Exercise directions
Write out again, exactly as they appear, the lines from the line with "What React, TypeScript" through the line with "Chart.register(...registerables);". Do not include any pictures.

Given records
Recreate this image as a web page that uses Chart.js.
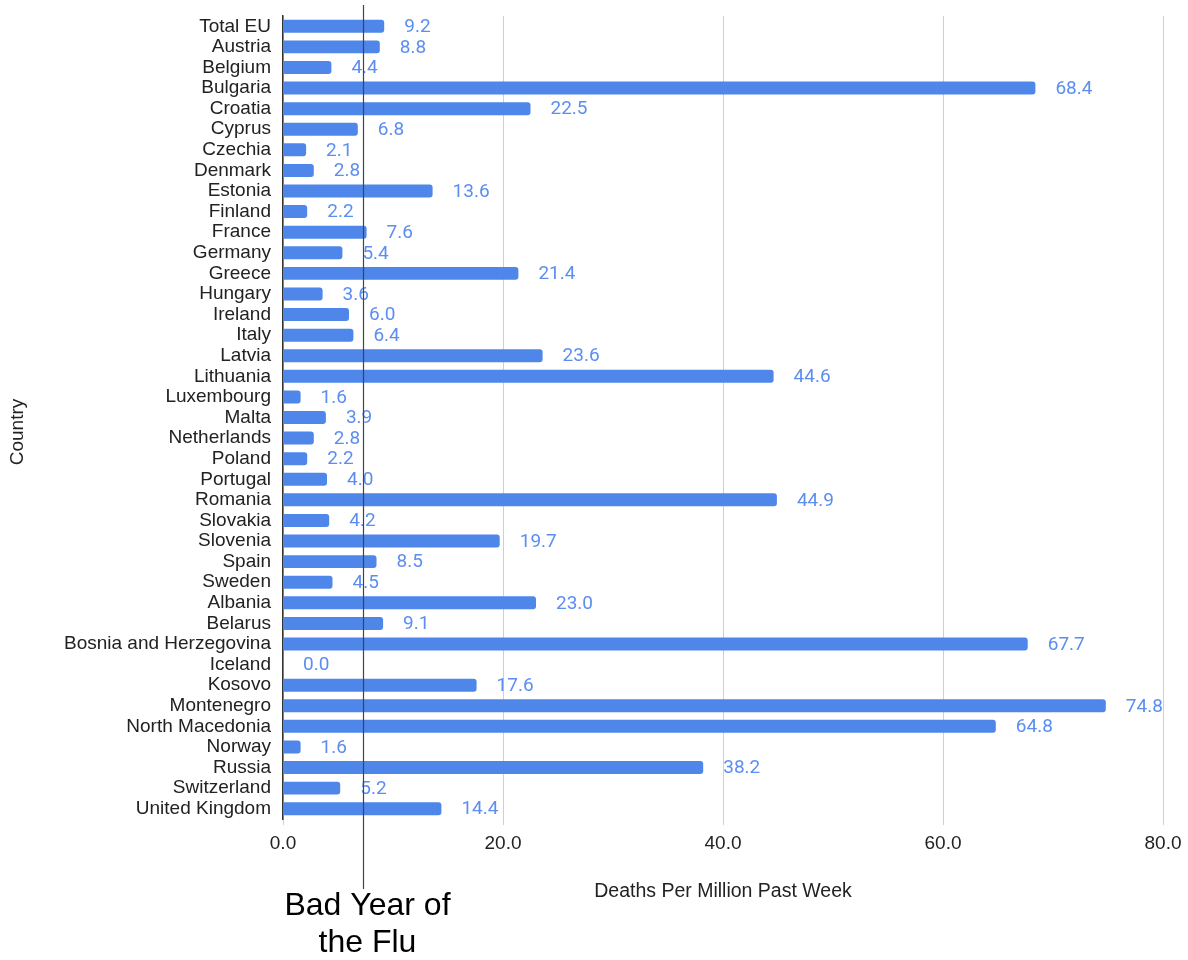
<!DOCTYPE html>
<html>
<head>
<meta charset="utf-8">
<script src="https://cdn.jsdelivr.net/npm/chart.js@4.4.1/dist/chart.umd.min.js"></script>
<style>
  html, body { margin: 0; padding: 0; background: #fff; }
  #wrap { width: 1188px; height: 960px; }
</style>
</head>
<body>
<div id="wrap"><canvas id="chart" width="1188" height="960"></canvas></div>
<script>
const countries = [
    "Total EU", "Austria", "Belgium", "Bulgaria", "Croatia", "Cyprus", "Czechia",
    "Denmark", "Estonia", "Finland", "France", "Germany", "Greece", "Hungary",
    "Ireland", "Italy", "Latvia", "Lithuania", "Luxembourg", "Malta", "Netherlands",
    "Poland", "Portugal", "Romania", "Slovakia", "Slovenia", "Spain", "Sweden",
    "Albania", "Belarus", "Bosnia and Herzegovina", "Iceland", "Kosovo", "Montenegro",
    "North Macedonia", "Norway", "Russia", "Switzerland", "United Kingdom"
];
const deathsPerMillion = [
    9.2, 8.8, 4.4, 68.4, 22.5, 6.8, 2.1,
    2.8, 13.6, 2.2, 7.6, 5.4, 21.4, 3.6,
    6.0, 6.4, 23.6, 44.6, 1.6, 3.9, 2.8,
    2.2, 4.0, 44.9, 4.2, 19.7, 8.5, 4.5,
    23.0, 9.1, 67.7, 0.0, 17.6, 74.8,
    64.8, 1.6, 38.2, 5.2, 14.4
];
const xTicks = [0, 20, 40, 60, 80];
const fluLevel = 7.3;
const fluLabel = ["Bad Year of", "the Flu"];
const yTitle = "Country";

const sans = "'Liberation Sans', Arial, sans-serif";

// ==== value labels, y title, flu reference line ====
const extras = {
    id: "extras",
    afterDatasetsDraw(chart) {
        const ctx = chart.ctx;
        const meta = chart.getDatasetMeta(0);
        ctx.save();
        ctx.font = "19px Roboto, 'Liberation Sans', sans-serif";
        ctx.fillStyle = "#5b8ef0";
        ctx.textBaseline = "middle";
        ctx.textAlign = "left";
        meta.data.forEach((bar, i) => {
            ctx.fillText(deathsPerMillion[i].toFixed(1), bar.x + 20, bar.y + 1);
        });

        // y axis title, sits a bit below the middle like the original
        ctx.save();
        ctx.translate(18, 432);
        ctx.rotate(-Math.PI / 2);
        ctx.textAlign = "center";
        ctx.fillStyle = "#222";
        ctx.font = "19px " + sans;
        ctx.fillText(yTitle, 0, 0);
        ctx.restore();

        const x = Math.round(chart.scales.x.getPixelForValue(fluLevel)) + 0.5;
        ctx.strokeStyle = "#444";
        ctx.lineWidth = 1.2;
        ctx.beginPath();
        ctx.moveTo(x, 5);
        ctx.lineTo(x, 889);
        ctx.stroke();

        ctx.fillStyle = "#000";
        ctx.textAlign = "center";
        ctx.font = "32px " + sans;
        ctx.fillText(fluLabel[0], x + 4, 906);
        ctx.fillText(fluLabel[1], x + 4, 943);
        ctx.restore();
    }
};

new Chart(document.getElementById("chart"), {
    type: "bar",
    data: {
        labels: countries,
        datasets: [{
            label: "Deaths Per Million Past Week",
            data: deathsPerMillion,
            backgroundColor: "#4e86ea",
            borderRadius: 3,
            borderSkipped: "start",
            barPercentage: 0.63,
            categoryPercentage: 1
        }]
    },
    options: {
        indexAxis: "y",
        responsive: false,
        animation: false,
        layout: { padding: { top: 16, right: 25, bottom: 57, left: 0 } },
        plugins: { legend: { display: false }, tooltip: { enabled: false } },
        scales: {
            x: {
                min: 0,
                max: 80,
                afterBuildTicks: s => { s.ticks = xTicks.map(v => ({ value: v })); },
                afterFit: s => { s.height = 84; s.paddingLeft = 0; s.paddingRight = 0; },
                grid: { color: "#cfcfcf", lineWidth: 1, tickLength: 6, tickColor: "#cfcfcf" },
                border: { display: false },
                ticks: {
                    padding: 7,
                    color: "#222",
                    font: { family: sans, size: 19 },
                    callback: v => Number(v).toFixed(1)
                },
                title: {
                    display: true,
                    text: "Deaths Per Million Past Week",
                    color: "#222",
                    font: { family: sans, size: 19.5 },
                    padding: { top: 30, bottom: 0 }
                }
            },
            y: {
                afterFit: s => { s.width = 283; s.paddingTop = 0; s.paddingBottom = 0; },
                grid: { display: false, drawTicks: false },
                border: { display: true, color: "#333", width: 1.5 },
                ticks: {
                    padding: 12,
                    autoSkip: false,
                    color: "#222",
                    font: { family: sans, size: 19 }
                }
            }
        }
    },
    plugins: [extras]
});
</script>
</body>
</html>
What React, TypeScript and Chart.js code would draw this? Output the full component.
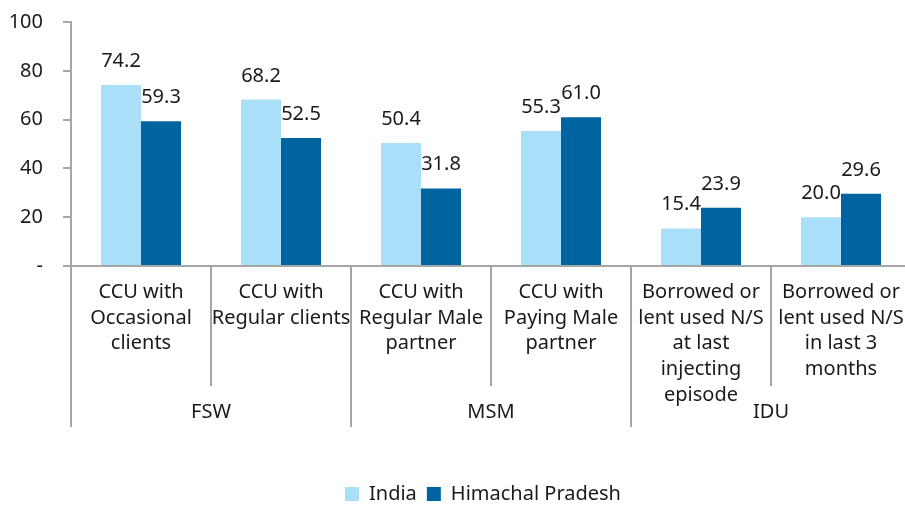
import React, { useEffect, useRef } from "react";
import { Chart, registerables } from "chart.js";

Chart.register(...registerables);

const categoryLines: string[][] = [
  ["CCU with", "Occasional", "clients"],
  ["CCU with", "Regular clients"],
  ["CCU with", "Regular Male", "partner"],
  ["CCU with", "Paying Male", "partner"],
  ["Borrowed or", "lent used N/S", "at last", "injecting", "episode"],
  ["Borrowed or", "lent used N/S", "in last 3", "months"],
];
const categories = categoryLines.map((l) => l.join(" "));
const groups = ["FSW", "MSM", "IDU"];
const groupSpan = [2, 2, 2];
const indiaValues = [74.2, 68.2, 50.4, 55.3, 15.4, 20.0];
const hpValues = [59.3, 52.5, 31.8, 61.0, 23.9, 29.6];
const seriesNames = ["India", "Himachal Pradesh"];
const yMin = 0;
const yMax = 100;
const yStep = 20;

const FONT = "'Noto Sans', sans-serif";
const TEXT = "#1a1a1a";
const AXIS = "#a6a6a6";

const labelsPlugin = {
  id: "customLabels",
  afterLayout(chart: any) {
    const lg = chart.legend;
    if (lg) {
      lg.left += 27.5;
      lg.right += 27.5;
    }
  },
  afterDatasetsDraw(chart: any) {
    const ctx = chart.ctx;
    ctx.save();
    ctx.font = `20px ${FONT}`;
    ctx.fillStyle = TEXT;
    ctx.textAlign = "center";
    ctx.textBaseline = "alphabetic";
    chart.data.datasets.forEach((ds: any, di: number) => {
      const meta = chart.getDatasetMeta(di);
      meta.data.forEach((el: any, i: number) => {
        ctx.fillText(Number(ds.data[i]).toFixed(1), el.x, el.y - 18);
      });
    });
    ctx.restore();
  },
  afterDraw(chart: any) {
    const ctx = chart.ctx;
    const xs = chart.scales.x;
    const bottom = chart.chartArea.bottom;
    const n = categories.length;
    const w = xs.width / n;
    const left = xs.left;
    ctx.save();
    ctx.strokeStyle = AXIS;
    ctx.lineWidth = 2;
    const groupBounds = new Set<number>();
    let acc = 0;
    groupBounds.add(0);
    groupSpan.forEach((s) => {
      acc += s;
      groupBounds.add(acc);
    });
    for (let b = 0; b <= n; b++) {
      const x = Math.round(left + b * w);
      const yEnd = groupBounds.has(b) ? bottom + 161 : bottom + 120;
      ctx.beginPath();
      ctx.moveTo(x, bottom);
      ctx.lineTo(x, yEnd);
      ctx.stroke();
    }
    ctx.font = `20px ${FONT}`;
    ctx.fillStyle = TEXT;
    ctx.textAlign = "center";
    ctx.textBaseline = "middle";
    categoryLines.forEach((lines, i) => {
      const cx = xs.getPixelForValue(i);
      lines.forEach((line, k) => {
        ctx.fillText(line, cx, bottom + 26 + k * 25.8);
      });
    });
    let start = 0;
    groups.forEach((g, gi) => {
      const cx = left + (start + groupSpan[gi] / 2) * w;
      ctx.fillText(g, cx, bottom + 146);
      start += groupSpan[gi];
    });
    ctx.restore();
  },
};

export default function App() {
  const ref = useRef<HTMLCanvasElement | null>(null);
  useEffect(() => {
    if (!ref.current) return;
    const chart = new Chart(ref.current, {
      type: "bar",
      data: {
        labels: categories,
        datasets: [
          {
            label: seriesNames[0],
            data: indiaValues,
            backgroundColor: "#a9dff8",
            categoryPercentage: 80 / 140,
            barPercentage: 1,
          },
          {
            label: seriesNames[1],
            data: hpValues,
            backgroundColor: "#0064a0",
            categoryPercentage: 80 / 140,
            barPercentage: 1,
          },
        ],
      },
      options: {
        responsive: false,
        animation: false,
        layout: { padding: { top: 22, left: 0, right: 55, bottom: 0 } },
        plugins: {
          legend: {
            position: "bottom",
            labels: {
              font: { family: FONT, size: 20 },
              color: TEXT,
              boxWidth: 14,
              boxHeight: 14,
              padding: 10,
            },
          },
          tooltip: { enabled: false },
        },
        scales: {
          x: {
            ticks: { display: false },
            grid: { display: false },
            border: { display: true, color: AXIS, width: 2 },
            afterFit(scale: any) {
              scale.height = 208;
              scale.paddingLeft = 0;
              scale.paddingRight = 0;
            },
          },
          y: {
            min: yMin,
            max: yMax,
            ticks: {
              stepSize: yStep,
              font: { family: FONT, size: 20 },
              color: TEXT,
              padding: 20,
              callback: (v: any) => (Number(v) === 0 ? "-" : String(v)),
            },
            grid: {
              display: true,
              drawOnChartArea: false,
              drawTicks: true,
              tickLength: 8,
              color: AXIS,
              lineWidth: 2,
            },
            border: { display: true, color: AXIS, width: 2 },
            afterFit(scale: any) {
              scale.width = 71;
              scale.paddingTop = 0;
              scale.paddingBottom = 0;
            },
          },
        },
      },
      plugins: [labelsPlugin],
    });
    return () => chart.destroy();
  }, []);
  return (
    <div style={{ position: "fixed", left: 0, top: 0, width: 966, height: 514 }}>
      <canvas ref={ref} width={966} height={514} style={{ width: 966, height: 514 }} />
    </div>
  );
}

Task answer
What React, TypeScript and Chart.js code would draw this? Output the full component.
import React, { useEffect, useRef } from "react";
import { Chart, registerables } from "chart.js";

Chart.register(...registerables);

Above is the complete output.